Wokeism: Can We Laught About It?

Jibril Latif
Assistant Professor of Mass Communications and History of the Middle East
PhD Communications and Discourse, University of Birmingham. Mass Communication and Media Department. Research interests: Discourse Studies, Islamic Studies, Media and Society, Intercultural Communication, Middle East Area Studies.

The word woke emerged out of the black American experience in the 1930s. For decades, it denoted staying vigilant about physical threats of violence to black people, and for a long time the word served a certain pragmatic intercommunal utility. Black people would tell each other, “Stay woke brother” to stay safe from police brutality and other threats. However, to define today’s cancel culture, we can say it is broadly the attempt to ostracize others for violating perceived social norms, and when someone criticizes wokeism and cancel culture, two terms that are associated, no one claims that they are being anti-black or racist.

Therefore, one could argue that anglophones left of center have entirely expropriated the word woke from black Americans and integrated it into an ideological movement with roots in post-modernism, intersectional feminism, antiracism, and adjacent ideologies, and that terms developed by academics in these disciplines have been deployed journalistically against targets since 2012 in a pivot to prescriptivism that has coincided with the rise of Big Tech, the failure of legacy media business models, and a generation of narcissistic and coddled minds reaching adulthood. As these “woke” people have graduated and assumed positions of power in recent years, the institutions of previous repute now under their control have been visibly scrambling to adopt an almost slavish adherence to an ideological protocol with insatiable checklists: pronouns in bios, diversity quotas, equity statements, and land acknowledgment statements. While these signify virtue to some, they signify repression for others.

One could even say that to the varying degrees that woke ideology has become hegemonic in its permeation of academic institutions, media, and corporate culture, a spiral of silence represses a silent dissenting majority. However, there are people who push back and challenge political correctness, that are colloquially called “based” and “red-pilled” which are terms that have come to mean someone who is rational and or antihegemonic. The discernable phenomenon under investigation, therefore, is that the ones who seem able to survive cancellation often do so through the use and shield of comedy, and if and when they survive cancelation, they are thereby heroized for their authenticity and antisystemness, setting the foundations of a counter-hegemonic narrative and alternative media sphere.

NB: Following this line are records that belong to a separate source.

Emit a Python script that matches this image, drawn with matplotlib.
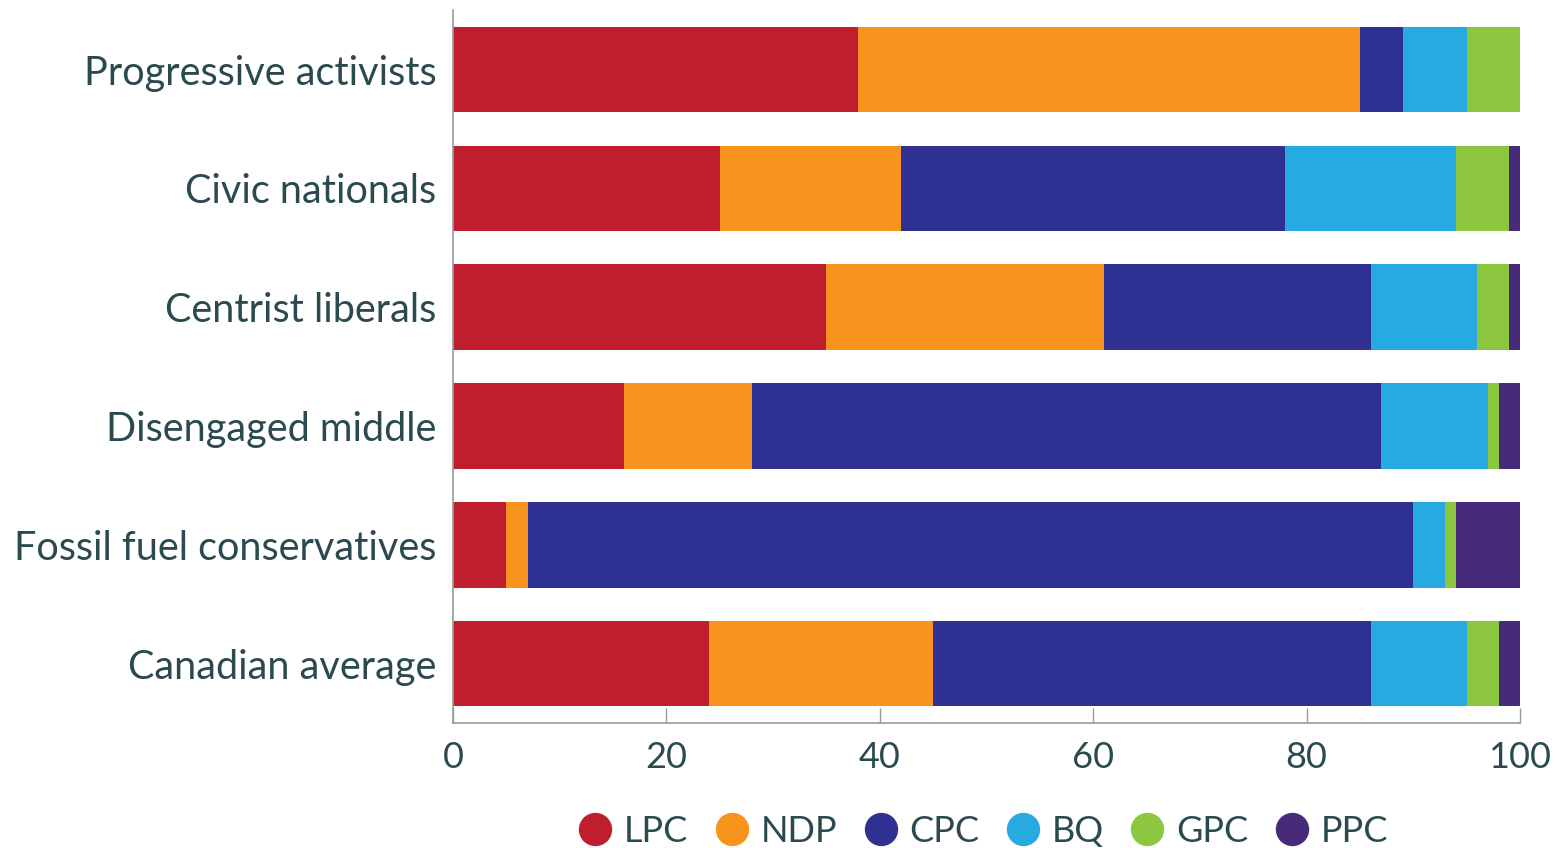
import matplotlib.pyplot as plt
from matplotlib.lines import Line2D

segments = ["Progressive activists", "Civic nationals", "Centrist liberals",
            "Disengaged middle", "Fossil fuel conservatives", "Canadian average"]
parties = ["LPC", "NDP", "CPC", "BQ", "GPC", "PPC"]
colors = ["#be1e2d", "#f7941d", "#2e3192", "#27aae1", "#8dc63f", "#472a7a"]

lpc = [38, 25, 35, 16, 5, 24]
ndp = [47, 17, 26, 12, 2, 21]
cpc = [4, 36, 25, 59, 83, 41]
bq = [6, 16, 10, 10, 3, 9]
gpc = [5, 5, 3, 1, 1, 3]
ppc = [0, 1, 1, 2, 6, 2]
values = [lpc, ndp, cpc, bq, gpc, ppc]

text_color = "#2b4a50"
plt.rcParams['font.family'] = ['Lato', 'DejaVu Sans']

fig = plt.figure(figsize=(15.55, 8.48), dpi=100)
ax = fig.add_axes([0.2913, 0.1474, 0.6862, 0.8406])

y = list(range(len(segments)))
left = [0] * len(segments)
for name, vals, c in zip(parties, values, colors):
    ax.barh(y, vals, left=left, height=0.72, color=c, label=name)
    left = [a + b for a, b in zip(left, vals)]

ax.set_xlim(0, 100)
ax.set_ylim(5.5, -0.5)
ax.set_yticks(y)
ax.set_yticklabels(segments, fontsize=28.5, color=text_color, va='center_baseline')
ax.set_xticks([0, 20, 40, 60, 80, 100])
ax.tick_params(axis='y', length=0, pad=12)
ax.tick_params(axis='x', direction='in', length=11, width=1, color="#9a9a9a",
               labelsize=26, labelcolor=text_color, pad=13)
for s in ["top", "right"]:
    ax.spines[s].set_visible(False)
for s in ["left", "bottom"]:
    ax.spines[s].set_color("#9a9a9a")
    ax.spines[s].set_linewidth(1.2)

handles = [Line2D([], [], marker='o', linestyle='', markersize=23,
                  markerfacecolor=c, markeredgecolor=c) for c in colors]
fig.legend(handles, parties, loc='center', bbox_to_anchor=(0.632, 0.02),
           ncol=6, frameon=False, fontsize=26, labelcolor=text_color,
           handlelength=1.0, handletextpad=0.3, columnspacing=0.7)

fig.savefig("out.png", dpi=100)
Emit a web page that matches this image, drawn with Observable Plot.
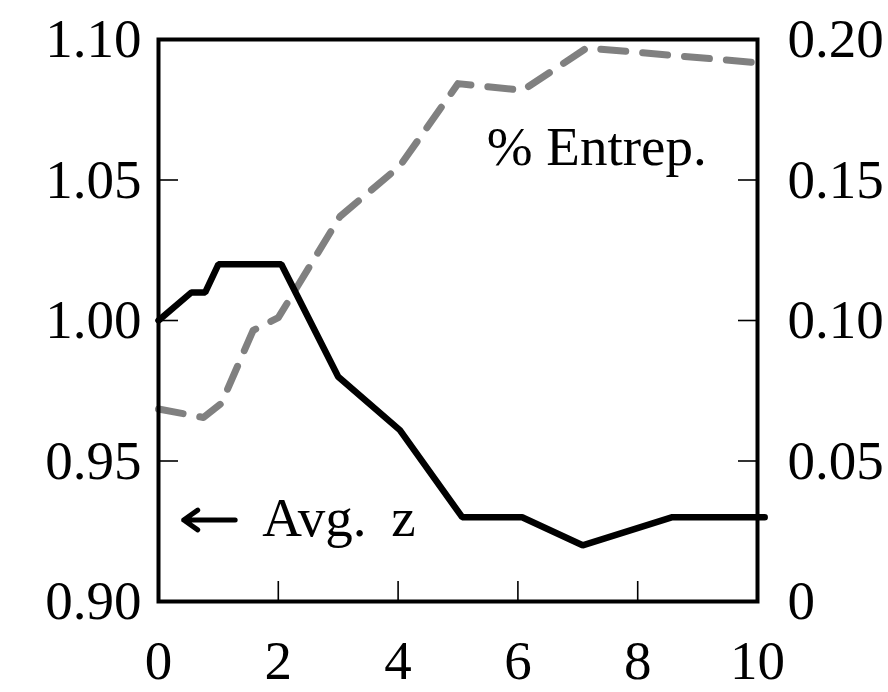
<!DOCTYPE html>
<html>
<head>
<meta charset="utf-8">
<script src="https://cdn.jsdelivr.net/npm/d3@7"></script>
<script src="https://cdn.jsdelivr.net/npm/@observablehq/plot@0.6"></script>
<style>
  html, body { margin: 0; padding: 0; background: #fff; }
  svg { display: block; }
</style>
</head>
<body>
<div id="chart"></div>
<script>
// Avg. z (left axis)
const zX = [0, 0.55, 0.78, 1.0, 2.05, 3.0, 4.03, 5.07, 6.07, 7.08, 8.58, 10.12];
const zY = [1.00, 1.01, 1.01, 1.02, 1.02, 0.98, 0.961, 0.93, 0.93, 0.92, 0.93, 0.93];
// % Entrep. (right axis, 0 .. 0.20)
const eX = [0, 0.75, 1.05, 1.58, 2.0, 3.03, 4.03, 5.0, 6.08, 7.15, 10.12];
const eY = [0.0685, 0.0655, 0.0705, 0.0965, 0.101, 0.137, 0.155, 0.1843, 0.1819, 0.197, 0.1915];

const xTicks = [0, 2, 4, 6, 8, 10];
const leftTicks = [0.90, 0.95, 1.00, 1.05, 1.10];
const leftLabels = ["0.90", "0.95", "1.00", "1.05", "1.10"];
const rightTicks = [0, 0.05, 0.10, 0.15, 0.20];
const rightLabels = ["0", "0.05", "0.10", "0.15", "0.20"];

// Right axis maps onto the left one: 0 -> 0.90, 0.20 -> 1.10
const rightOffset = 0.90;

const zData = zX.map((x, i) => ({x, y: zY[i]}));
const eData = eX.map((x, i) => ({x, y: eY[i] + rightOffset}));

const labels = [
  {x: 5.48, y: 1.0615, text: "% Entrep."},
  {x: 1.73, y: 0.9295, text: "Avg.\u2009 z"}
];
const arrows = [{x1: 1.28, x2: 0.42, y: 0.929}];

const FS = 55;

const chart = Plot.plot({
  width: 888,
  height: 692,
  marginLeft: 158,
  marginRight: 131,
  marginTop: 39,
  marginBottom: 91,
  style: {fontFamily: "'Liberation Serif', serif", fontSize: FS + "px", color: "#000", background: "#fff"},
  x: {domain: [0, 10]},
  y: {domain: [0.9, 1.1]},
  marks: [
    // inward ticks
    Plot.axisX({ticks: xTicks, tickSize: -20, tickFormat: () => "", label: null, strokeWidth: 1.6}),
    Plot.axisY({ticks: leftTicks, anchor: "left", tickSize: -20, tickFormat: () => "", label: null, strokeWidth: 1.6}),
    Plot.axisY({ticks: leftTicks, anchor: "right", tickSize: -20, tickFormat: () => "", label: null, strokeWidth: 1.6}),
    // tick labels
    Plot.axisX({ticks: xTicks, tickSize: 0, tickPadding: 38, label: null, tickFormat: d => String(d), fontSize: FS}),
    Plot.axisY({ticks: leftTicks, anchor: "left", tickSize: 0, tickPadding: 17, label: null,
      tickFormat: d => leftLabels[leftTicks.findIndex(t => Math.abs(t - d) < 1e-9)], fontSize: FS}),
    Plot.axisY({ticks: rightTicks.map(v => v + rightOffset), anchor: "right", tickSize: 0, tickPadding: 30, label: null,
      tickFormat: d => rightLabels[rightTicks.findIndex(t => Math.abs(t + rightOffset - d) < 1e-9)], fontSize: FS}),
    // series
    Plot.line(eData, {x: "x", y: "y", stroke: "#808080", strokeWidth: 7, strokeDasharray: "25,17", strokeLinejoin: "round", curve: "linear"}),
    Plot.line(zData, {x: "x", y: "y", stroke: "#000", strokeWidth: 6.5, strokeLinejoin: "miter", curve: "linear"}),
    // annotations
    Plot.text(labels, {x: "x", y: "y", text: "text", textAnchor: "start", fontSize: FS, fill: "#000", letterSpacing: "1.5px"}),
    Plot.arrow(arrows, {x1: "x1", x2: "x2", y1: "y", y2: "y", stroke: "#000", strokeWidth: 5, headLength: 14, headAngle: 70, bend: 0}),
    Plot.frame({stroke: "#000", strokeWidth: 4})
  ]
});
document.getElementById("chart").appendChild(chart);
</script>
</body>
</html>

The based hero par excellence is Dave Chappelle, who has achieved possession of a license for social critique unmatched by his peers for speaking to issues that touch on deeply held beliefs people feel afraid to voice. To a lesser extent, this helps to begin contextualizing the phenomenon of a large demographic of males, mostly younger but not exclusively, gravitating towards content from Jordan Peterson, Andrew Tate, and Joe Rogan which coincides with the increasing irrelevance that legacy media has on this demographic which has lost trust in journalism, mainstream news and institutions seen as woke.

This phenomenon also helps contextualize the arguments about Critical Race Theory in schools in the U.S., and why the American comedian Kevin Hart was cancelled and banned from performing his comedy set in Egypt for affirming “Afrocentrism”. These spectacles and debates often play out most visibly in what appear to be surface level disagreements about pronouns, race and gender, but in actuality they are deep philosophical disagreements about first principles, metaphysics, and beliefs about the nature of reality as long held norms and beliefs are being challenged.